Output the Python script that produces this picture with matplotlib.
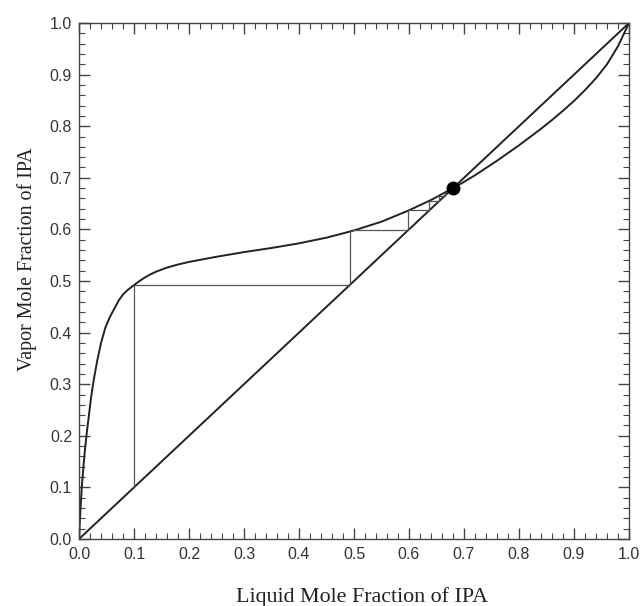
import matplotlib.pyplot as plt
from matplotlib.ticker import MultipleLocator

# equilibrium curve for IPA / water
x_eq = [0.000, 0.002, 0.005, 0.008, 0.011, 0.014, 0.018, 0.022, 0.027, 0.033,
        0.040, 0.048, 0.056, 0.064, 0.072, 0.080, 0.090, 0.100, 0.110, 0.120,
        0.130, 0.140, 0.160, 0.180, 0.200, 0.250, 0.300, 0.350, 0.400, 0.450,
        0.500, 0.550, 0.600, 0.640, 0.680, 0.700, 0.720, 0.740, 0.760, 0.780,
        0.800, 0.820, 0.840, 0.860, 0.880, 0.900, 0.920, 0.940, 0.960, 0.980, 1.000]
y_eq = [0.000, 0.045, 0.100, 0.140, 0.175, 0.205, 0.240, 0.275, 0.310, 0.345,
        0.380, 0.410, 0.430, 0.446, 0.462, 0.474, 0.484, 0.492, 0.500, 0.507,
        0.513, 0.518, 0.526, 0.532, 0.537, 0.547, 0.556, 0.564, 0.573, 0.584,
        0.598, 0.615, 0.637, 0.657, 0.680, 0.692, 0.705, 0.719, 0.733, 0.748,
        0.763, 0.779, 0.795, 0.812, 0.830, 0.849, 0.870, 0.893, 0.920, 0.955, 1.000]

# stage stepping from x = 0.1
step_x = [0.100, 0.100, 0.492, 0.492, 0.598, 0.598, 0.637, 0.637, 0.655, 0.655, 0.665, 0.665]
step_y = [0.100, 0.492, 0.492, 0.598, 0.598, 0.637, 0.637, 0.655, 0.655, 0.665, 0.665, 0.671]

# azeotrope
azeo_x = [0.68]
azeo_y = [0.68]

diag = [0.0, 1.0]

fig = plt.figure(figsize=(6.43, 6.06), dpi=100)
ax = fig.add_axes([0.1229, 0.1106, 0.8553, 0.8514])

ax.plot(diag, diag, color='#222222', linewidth=1.4)
ax.plot(x_eq, y_eq, color='#222222', linewidth=1.4)
ax.plot(step_x, step_y, color='#555555', linewidth=0.9)
ax.plot(azeo_x, azeo_y, 'o', color='black', markersize=9)

ax.set_xlim(0, 1)
ax.set_ylim(0, 1)
ax.xaxis.set_major_locator(MultipleLocator(0.1))
ax.yaxis.set_major_locator(MultipleLocator(0.1))
ax.xaxis.set_minor_locator(MultipleLocator(0.02))
ax.yaxis.set_minor_locator(MultipleLocator(0.02))
ax.tick_params(which='both', direction='in', top=True, right=True, color='#444444')
ax.tick_params(which='major', length=8, width=1, labelsize=11.5, labelcolor='#333333')
ax.tick_params(axis='x', which='major', pad=6)
ax.tick_params(axis='y', which='major', pad=5)
ax.tick_params(which='minor', length=4, width=0.8)
for lab in ax.get_xticklabels() + ax.get_yticklabels():
    lab.set_family('Liberation Sans')
for sp in ax.spines.values():
    sp.set_color('#444444')
    sp.set_linewidth(1)

ax.set_xlabel('Liquid Mole Fraction of IPA', family='Liberation Serif', fontsize=15.8, color='#222222')
ax.set_ylabel('Vapor Mole Fraction of IPA', family='Liberation Serif', fontsize=14.4, color='#222222')
ax.xaxis.set_label_coords(0.515, -0.093)
ax.yaxis.set_label_coords(-0.077, 0.543)

fig.savefig('out.png', dpi=100)
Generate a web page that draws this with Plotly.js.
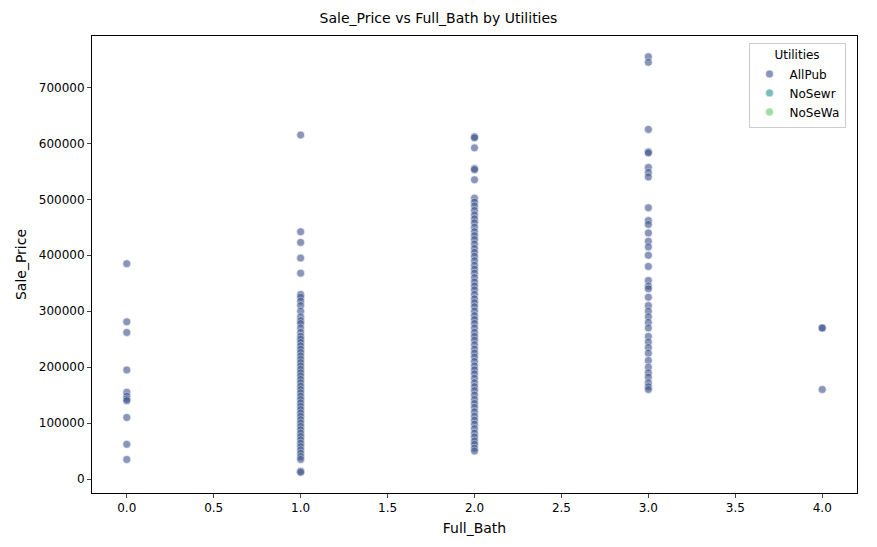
<!DOCTYPE html>
<html>
<head>
<script src="https://cdn.plot.ly/plotly-3.0.1.min.js"></script>
<style>body{margin:0}</style>
</head>
<body>
<div id="chart" style="width:877px;height:547px"></div>
<script>
// AllPub sale prices grouped by Full_Bath
var bath0 = [385000, 281000, 262000, 195000, 155000, 148000, 143000, 140000, 110000, 62000, 35000];
var bath1 = [615000, 442000, 423000, 395000, 368000, 330000, 325000, 318000, 310000, 300000, 290000, 283000,
  278000, 270000, 262000, 255000, 250000, 244000, 238000, 232000, 226000, 220000, 214000, 208000, 202000,
  196000, 190000, 184000, 178000, 172000, 166000, 160000, 154000, 148000, 142000, 136000, 130000, 124000,
  118000, 112000, 106000, 100000, 94000, 88000, 82000, 76000, 70000, 64000, 58000, 52000, 46000, 40000,
  35000, 14000, 12000];
var bath2 = [612000, 610000, 592000, 555000, 553000, 535000, 502000, 495000, 488000, 480000, 472000, 465000,
  458000, 450000, 442000, 435000, 428000, 420000, 412000, 405000, 398000, 390000, 382000, 375000, 368000,
  360000, 352000, 345000, 338000, 330000, 322000, 315000, 308000, 300000, 292000, 285000, 278000, 270000,
  262000, 255000, 248000, 240000, 232000, 225000, 218000, 210000, 202000, 195000, 188000, 180000, 172000,
  165000, 158000, 150000, 142000, 135000, 128000, 120000, 112000, 105000, 98000, 90000, 82000, 75000,
  68000, 62000, 55000, 50000];
var bath3 = [755000, 745000, 625000, 585000, 583000, 557000, 548000, 540000, 485000, 462000, 455000, 440000,
  425000, 415000, 400000, 380000, 355000, 345000, 340000, 325000, 310000, 300000, 290000, 280000, 270000,
  255000, 245000, 235000, 225000, 212000, 200000, 190000, 182000, 172000, 165000, 160000];
var bath4 = [270000, 270000, 160000];

var xs = [], ys = [];
[bath0, bath1, bath2, bath3, bath4].forEach(function (arr, i) {
  arr.forEach(function (v) { xs.push(i); ys.push(v); });
});

var mk = {size: 8, opacity: 0.6, line: {color: "white", width: 0.6}};
var data = [
  {x: xs, y: ys, name: "AllPub", type: "scatter", mode: "markers",
   marker: Object.assign({color: "#3b528b"}, mk)},
  {x: [null], y: [null], name: "NoSewr", type: "scatter", mode: "markers",
   marker: Object.assign({color: "#21918c"}, mk)},
  {x: [null], y: [null], name: "NoSeWa", type: "scatter", mode: "markers",
   marker: Object.assign({color: "#5ec962"}, mk)}
];

var layout = {
  width: 877, height: 547,
  margin: {l: 92, r: 20, t: 36, b: 54},
  paper_bgcolor: "white", plot_bgcolor: "white",
  font: {family: "DejaVu Sans", size: 12, color: "#000"},
  title: {text: "Sale_Price vs Full_Bath by Utilities", x: 0.5, y: 0.975, font: {size: 14}},
  xaxis: {
    title: {text: "Full_Bath", standoff: 8},
    range: [-0.2, 4.2], tickvals: [0, 0.5, 1, 1.5, 2, 2.5, 3, 3.5, 4],
    ticktext: ["0.0", "0.5", "1.0", "1.5", "2.0", "2.5", "3.0", "3.5", "4.0"],
    showgrid: false, zeroline: false, showline: true, mirror: true, linecolor: "#000",
    ticks: "outside", ticklen: 4
  },
  yaxis: {
    title: {text: "Sale_Price", standoff: 8},
    range: [-25000, 792000], tickvals: [0, 100000, 200000, 300000, 400000, 500000, 600000, 700000],
    tickformat: "d",
    showgrid: false, zeroline: false, showline: true, mirror: true, linecolor: "#000",
    ticks: "outside", ticklen: 4
  },
  legend: {
    title: {text: "Utilities", side: "top center", font: {size: 12}},
    x: 0.985, y: 0.985, xanchor: "right", yanchor: "top",
    bgcolor: "white", bordercolor: "#ccc", borderwidth: 1
  },
  showlegend: true
};
Plotly.newPlot("chart", data, layout, {displayModeBar: false});
</script>
</body>
</html>
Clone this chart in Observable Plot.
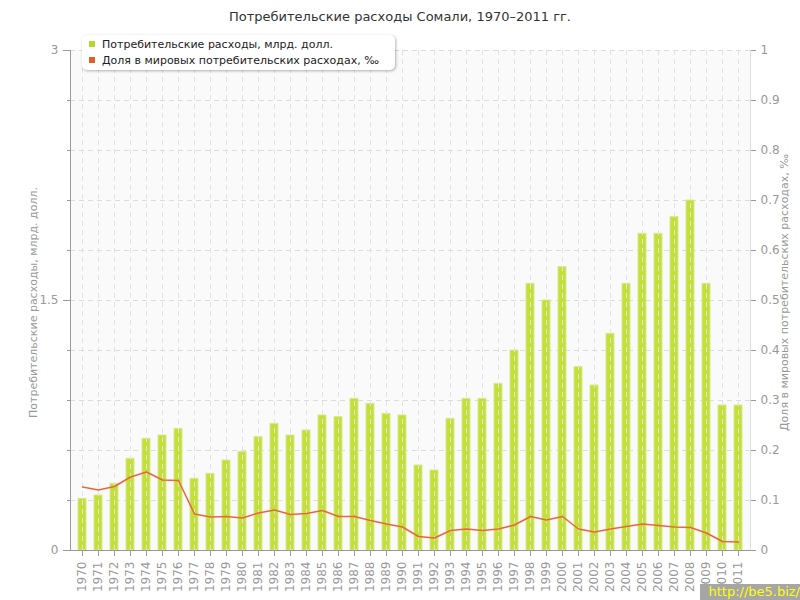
<!DOCTYPE html>
<html><head><meta charset="utf-8">
<script src="https://cdn.jsdelivr.net/npm/d3@7"></script>
<script src="https://cdn.jsdelivr.net/npm/@observablehq/plot@0.6"></script>
<style>
body{margin:0;background:#fff;font-family:"DejaVu Sans",sans-serif;}
#wrap{position:relative;width:800px;height:600px;overflow:hidden;}
#title{position:absolute;top:9px;left:0;width:800px;text-align:center;font-size:13px;color:#333;}
#legend{position:absolute;left:82px;top:35px;width:313px;height:35px;background:#fff;border-radius:5px;box-shadow:1px 1px 3px rgba(0,0,0,0.3);font-size:11px;color:#222;}
.li{position:absolute;left:7px;white-space:nowrap;}
.sw{display:inline-block;width:6px;height:6px;margin-right:7px;vertical-align:1px;}
.ylab{position:absolute;font-size:11px;color:#999;white-space:nowrap;transform-origin:center center;}
#wm{position:absolute;left:700px;top:584px;width:100px;height:16px;background:#a6a6a6;color:#ffff00;font-size:13px;line-height:16px;text-align:right;}
</style></head>
<body><div id="wrap"></div>
<script>
const years = [1970,1971,1972,1973,1974,1975,1976,1977,1978,1979,1980,1981,1982,1983,1984,1985,1986,1987,1988,1989,1990,1991,1992,1993,1994,1995,1996,1997,1998,1999,2000,2001,2002,2003,2004,2005,2006,2007,2008,2009,2010,2011];
const spending = [0.31,0.33,0.40,0.55,0.67,0.69,0.73,0.43,0.46,0.54,0.59,0.68,0.76,0.69,0.72,0.81,0.80,0.91,0.88,0.82,0.81,0.51,0.48,0.79,0.91,0.91,1.00,1.20,1.60,1.50,1.70,1.10,0.99,1.30,1.60,1.90,1.90,2.00,2.10,1.60,0.87,0.87];
const share = [0.127,0.121,0.128,0.147,0.157,0.141,0.140,0.073,0.067,0.068,0.065,0.075,0.081,0.072,0.074,0.080,0.068,0.068,0.060,0.053,0.047,0.028,0.025,0.040,0.043,0.040,0.043,0.051,0.068,0.061,0.068,0.043,0.037,0.043,0.048,0.053,0.050,0.047,0.046,0.035,0.018,0.017];
const leftTicks = [0,1.5,3];
const leftGrid = [0.3,0.6,0.9,1.2,1.5,1.8,2.1,2.4,2.7,3];
const rightTicks = [0,0.1,0.2,0.3,0.4,0.5,0.6,0.7,0.8,0.9,1];
const title = "Потребительские расходы Сомали, 1970–2011 гг.";
const seriesNames = ["Потребительские расходы, млрд. долл.","Доля в мировых потребительских расходах, ‰"];
const leftLabel = "Потребительские расходы, млрд. долл.";
const rightLabel = "Доля в мировых потребительских расходах, ‰";
const ratio = 3; // left max / right max

const data = years.map((y,i)=>({year:String(y), spend:spending[i], share:share[i]}));

const chart = Plot.plot({
  width:800, height:600, marginLeft:70, marginRight:50, marginTop:50, marginBottom:50,
  style:{fontFamily:"DejaVu Sans", fontSize:"12px", color:"#999", background:"transparent"},
  x:{type:"band", domain:years.map(String), paddingInner:0.52, paddingOuter:0.26, align:0.5},
  y:{domain:[0,3]},
  marks:[
    Plot.frame({fill:"#fafafa", stroke:null}),
    Plot.ruleY(leftGrid, {stroke:"#dcdcdc", strokeDasharray:"5,4"}),
    Plot.barY(data, {x:"year", y:"spend", fill:"#c4de3c", stroke:"#d7ea86", strokeWidth:1}),
    Plot.ruleX(data, {x:"year", stroke:"#e2e2e2", strokeDasharray:"5,4"}),
    Plot.line(data, {x:"year", y:d=>d.share*ratio, stroke:"#e8683e", strokeWidth:1.5}),
    Plot.frame({anchor:"left", stroke:"#999"}),
    Plot.frame({anchor:"right", stroke:"#ddd"}),
    Plot.frame({anchor:"bottom", stroke:"#999"}),
    Plot.axisX({tickRotate:-90, tickSize:6, tickPadding:5, stroke:"#999", label:null, fontSize:12}),
    Plot.axisY(leftGrid, {anchor:"left", tickSize:3, tickFormat:()=>"", stroke:"#999", label:null}),
    Plot.axisY(leftTicks, {anchor:"left", tickSize:7, tickPadding:5, stroke:"#999", label:null, tickFormat:d=>String(d)}),
    Plot.axisY(rightTicks.map(t=>t*ratio), {anchor:"right", tickSize:5, tickPadding:5, stroke:"#999", label:null, tickFormat:d=>String(+(d/ratio).toFixed(1))})
  ]
});
const wrap = document.getElementById("wrap");
wrap.appendChild(chart);
const t = document.createElement("div"); t.id="title"; t.textContent=title; wrap.appendChild(t);
const lg = document.createElement("div"); lg.id="legend";
const colors = ["#b8d62e","#e0602c"];
seriesNames.forEach((n,i)=>{const r=document.createElement("div");r.className="li";r.style.top=(3+i*16)+"px";
 r.innerHTML=`<span class="sw" style="background:${colors[i]}"></span>`; r.appendChild(document.createTextNode(n)); lg.appendChild(r);});
wrap.appendChild(lg);
function ylab(text, cx, cy){const d=document.createElement("div");d.className="ylab";d.textContent=text;wrap.appendChild(d);
 const w=d.offsetWidth,h=d.offsetHeight;d.style.left=(cx-w/2)+"px";d.style.top=(cy-h/2)+"px";d.style.transform="rotate(-90deg)";}
ylab(leftLabel, 33, 302);
ylab(rightLabel, 784, 292);
const wm=document.createElement("div");wm.id="wm";wm.textContent="http://be5.biz/";wrap.appendChild(wm);
</script></body></html>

------------------------------------------------

**What the exercise asks**
The lines from the start of the entries above through the one containing "from matplotlib.ticker import MultipleLocator" are to be retyped exactly, and no others. Pictures are left out.

**Response to the task**
Output the Python script that produces this picture with matplotlib.
import matplotlib.pyplot as plt
from matplotlib.ticker import MultipleLocator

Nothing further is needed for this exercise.